··· Given information ···

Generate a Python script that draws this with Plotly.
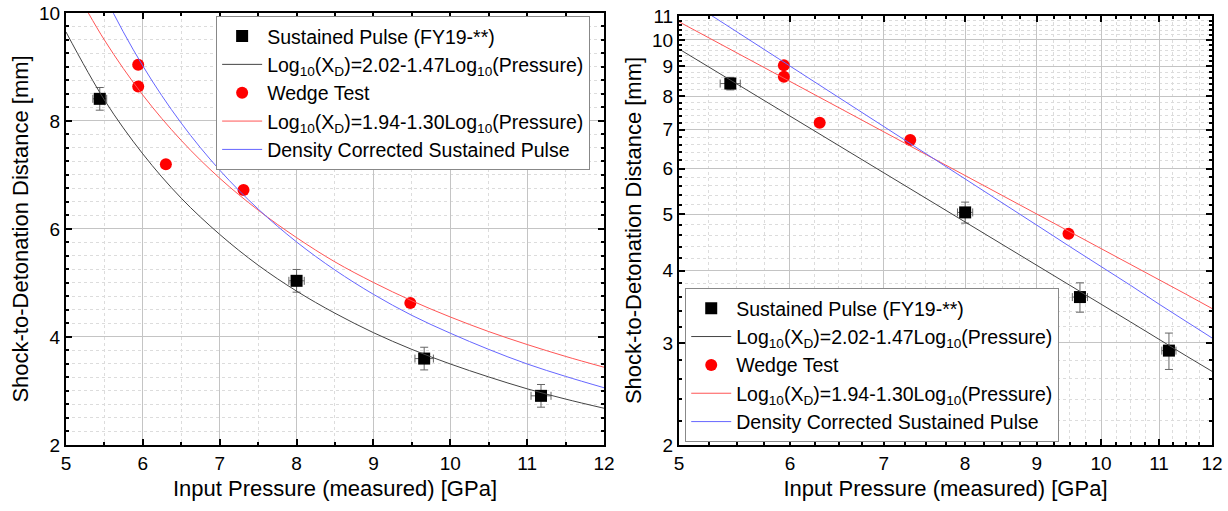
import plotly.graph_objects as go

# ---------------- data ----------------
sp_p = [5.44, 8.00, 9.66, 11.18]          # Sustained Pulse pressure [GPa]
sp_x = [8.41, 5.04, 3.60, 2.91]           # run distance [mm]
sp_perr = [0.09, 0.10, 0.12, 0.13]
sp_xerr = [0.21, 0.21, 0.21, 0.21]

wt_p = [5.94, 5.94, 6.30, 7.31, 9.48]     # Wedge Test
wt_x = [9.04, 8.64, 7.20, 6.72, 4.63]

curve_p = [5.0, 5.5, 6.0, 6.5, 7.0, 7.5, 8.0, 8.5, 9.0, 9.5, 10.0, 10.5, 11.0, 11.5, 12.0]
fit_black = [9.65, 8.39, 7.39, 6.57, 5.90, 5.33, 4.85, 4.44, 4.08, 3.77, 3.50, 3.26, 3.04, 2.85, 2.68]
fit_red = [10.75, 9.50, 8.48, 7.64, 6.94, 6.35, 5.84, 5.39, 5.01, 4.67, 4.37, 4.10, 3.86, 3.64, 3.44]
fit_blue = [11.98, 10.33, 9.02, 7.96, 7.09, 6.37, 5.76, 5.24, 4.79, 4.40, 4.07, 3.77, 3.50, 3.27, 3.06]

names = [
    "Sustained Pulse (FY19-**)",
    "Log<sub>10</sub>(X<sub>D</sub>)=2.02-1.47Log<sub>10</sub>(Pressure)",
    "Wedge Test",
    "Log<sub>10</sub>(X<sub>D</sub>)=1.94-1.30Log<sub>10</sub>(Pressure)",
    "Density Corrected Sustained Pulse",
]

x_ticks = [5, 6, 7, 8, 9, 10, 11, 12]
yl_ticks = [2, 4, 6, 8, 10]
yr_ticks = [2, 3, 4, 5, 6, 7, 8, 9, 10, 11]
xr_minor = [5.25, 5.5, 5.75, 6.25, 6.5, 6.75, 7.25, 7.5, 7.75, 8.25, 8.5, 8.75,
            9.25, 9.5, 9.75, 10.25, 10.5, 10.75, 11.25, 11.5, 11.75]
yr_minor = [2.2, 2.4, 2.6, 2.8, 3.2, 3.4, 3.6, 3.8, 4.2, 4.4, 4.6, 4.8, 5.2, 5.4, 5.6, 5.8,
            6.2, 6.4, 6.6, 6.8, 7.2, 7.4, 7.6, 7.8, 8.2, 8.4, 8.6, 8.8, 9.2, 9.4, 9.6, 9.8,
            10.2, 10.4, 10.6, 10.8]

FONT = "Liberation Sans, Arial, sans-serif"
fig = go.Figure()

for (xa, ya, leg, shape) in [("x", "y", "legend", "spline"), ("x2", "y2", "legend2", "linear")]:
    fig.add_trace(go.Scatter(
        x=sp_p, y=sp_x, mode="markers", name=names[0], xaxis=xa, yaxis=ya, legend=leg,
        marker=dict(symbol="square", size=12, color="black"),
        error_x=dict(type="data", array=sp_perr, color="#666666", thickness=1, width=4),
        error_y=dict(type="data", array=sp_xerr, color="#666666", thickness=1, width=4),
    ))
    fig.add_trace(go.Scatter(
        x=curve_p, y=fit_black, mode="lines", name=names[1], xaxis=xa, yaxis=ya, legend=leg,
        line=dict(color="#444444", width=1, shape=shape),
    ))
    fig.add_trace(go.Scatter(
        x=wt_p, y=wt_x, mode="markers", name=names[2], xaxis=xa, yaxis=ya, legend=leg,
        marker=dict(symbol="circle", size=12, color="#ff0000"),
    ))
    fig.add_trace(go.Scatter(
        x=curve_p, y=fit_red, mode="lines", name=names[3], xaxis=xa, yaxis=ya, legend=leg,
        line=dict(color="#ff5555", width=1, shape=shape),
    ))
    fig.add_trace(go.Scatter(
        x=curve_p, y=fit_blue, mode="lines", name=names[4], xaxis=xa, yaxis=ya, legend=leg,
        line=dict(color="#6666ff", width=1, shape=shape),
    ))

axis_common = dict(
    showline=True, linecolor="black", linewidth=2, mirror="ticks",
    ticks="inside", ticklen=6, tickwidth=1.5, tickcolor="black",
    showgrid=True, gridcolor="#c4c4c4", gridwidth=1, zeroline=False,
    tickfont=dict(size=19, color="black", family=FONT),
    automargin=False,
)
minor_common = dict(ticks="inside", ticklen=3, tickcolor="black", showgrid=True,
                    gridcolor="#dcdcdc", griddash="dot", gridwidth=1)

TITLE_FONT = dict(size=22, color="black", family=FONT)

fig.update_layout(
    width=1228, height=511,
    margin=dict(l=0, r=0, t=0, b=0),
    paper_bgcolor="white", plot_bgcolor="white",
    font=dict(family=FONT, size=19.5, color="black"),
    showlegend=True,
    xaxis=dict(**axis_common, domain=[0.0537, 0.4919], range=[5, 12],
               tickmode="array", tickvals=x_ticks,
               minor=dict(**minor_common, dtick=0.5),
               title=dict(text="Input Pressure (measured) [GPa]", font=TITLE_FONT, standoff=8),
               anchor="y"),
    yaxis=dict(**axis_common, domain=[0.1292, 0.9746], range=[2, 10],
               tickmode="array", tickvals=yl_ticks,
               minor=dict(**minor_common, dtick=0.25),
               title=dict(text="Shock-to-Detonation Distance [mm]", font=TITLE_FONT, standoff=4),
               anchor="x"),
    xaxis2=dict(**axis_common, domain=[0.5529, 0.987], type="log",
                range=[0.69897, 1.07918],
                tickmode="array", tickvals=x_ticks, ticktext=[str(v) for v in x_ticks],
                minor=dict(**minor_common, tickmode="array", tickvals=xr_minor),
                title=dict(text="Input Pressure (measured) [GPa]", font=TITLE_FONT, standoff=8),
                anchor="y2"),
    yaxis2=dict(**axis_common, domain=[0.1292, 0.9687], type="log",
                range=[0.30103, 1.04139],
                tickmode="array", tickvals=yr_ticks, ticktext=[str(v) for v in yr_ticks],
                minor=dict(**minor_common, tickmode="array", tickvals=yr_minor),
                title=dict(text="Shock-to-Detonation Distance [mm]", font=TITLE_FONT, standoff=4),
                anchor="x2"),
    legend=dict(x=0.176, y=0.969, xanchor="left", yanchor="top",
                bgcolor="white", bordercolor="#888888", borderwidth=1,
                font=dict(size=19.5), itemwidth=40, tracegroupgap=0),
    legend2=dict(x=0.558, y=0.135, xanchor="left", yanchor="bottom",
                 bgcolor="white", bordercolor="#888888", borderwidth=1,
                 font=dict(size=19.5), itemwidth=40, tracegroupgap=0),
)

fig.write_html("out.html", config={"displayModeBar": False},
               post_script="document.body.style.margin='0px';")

···

Set exercise =
Each line from the top of the material through the line containing "sp_xerr = [0.21, 0.21, 0.21, 0.21]" should be reproduced exactly; please drop any images.

The output =
Generate a Python script that draws this with Plotly.
import plotly.graph_objects as go

# ---------------- data ----------------
sp_p = [5.44, 8.00, 9.66, 11.18]          # Sustained Pulse pressure [GPa]
sp_x = [8.41, 5.04, 3.60, 2.91]           # run distance [mm]
sp_perr = [0.09, 0.10, 0.12, 0.13]
sp_xerr = [0.21, 0.21, 0.21, 0.21]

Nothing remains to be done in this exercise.